By “Girl-Game,” I do not mean “game designed for girls”; I mean “game featuring a female protagonist which I’m calling ‘girl-game’ for the sake of alliteration.” I was asked to make a year-in-review post for The Learned Fangirl – so here it is.
Originally, I wanted to make it a top ten list. But then I discovered that I couldn’t find ten major releases with female protagonists. In fact, several of the games that make most lists of “female-protag” games don’t actually have female protagonists as the game’s central hero; they have females as secondary protagonists, such as Ellie from The Last of Us (which won Gamesradar’s Game of the Year this year) or Elizabeth from Bioshock Infinite. It turned into a top five – but, really, the competition wasn’t that intense.

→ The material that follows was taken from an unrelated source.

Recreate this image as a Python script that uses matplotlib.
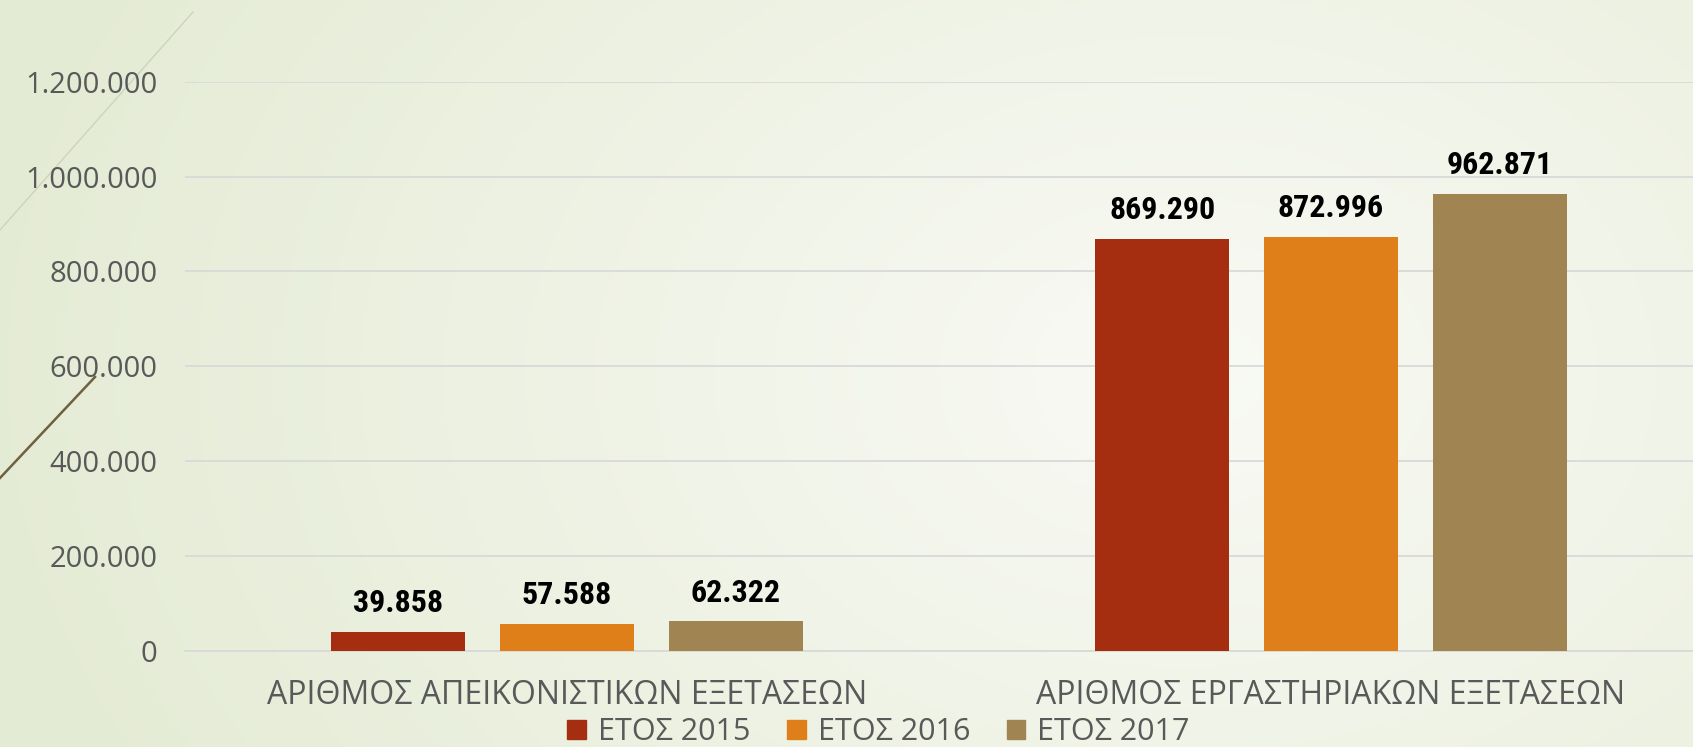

I guess this leads us back to the fundamental problem of games that have female protagonists… they very often just aren’t that good, OR they’re so concerned with the fact that they are games about female protagonists – like Gone Home – that they lose something in the way of larger narrative and/or mechanics. This has led, I think, to the misperception on the part of fans and publishers alike that games with female leads don’t sell. It isn’t that games with female leads don’t sell, it’s that weak games don’t sell, and many games with female leads are weak games. It’s correlation, not causation – after all, Metroid and Tomb Raider games sell and are good games. It just so happens that most games have male protagonists, so the percentage of good games with male protagonists is higher (because the percentage of GAMES with male protagonists is higher).
What I’d like to see in 2014 are good games that happen to have female leads, not games that force female leads just for the sake of feminism. I’d also like to see more games that allow for gender-choice, like Skyrim, Mass Effect, Dragon Age, Saints Row, Fable, and Fallout, but I would also like more stories that feature women as heroes, as well as men. Really, I’d like to see a wider variety of stories, period, which (theoretically) would yield a wider variety of protagonists of all genders, ethnicities, ages, and cultures. Heroes that really reflect the vast diversity of the people who play them.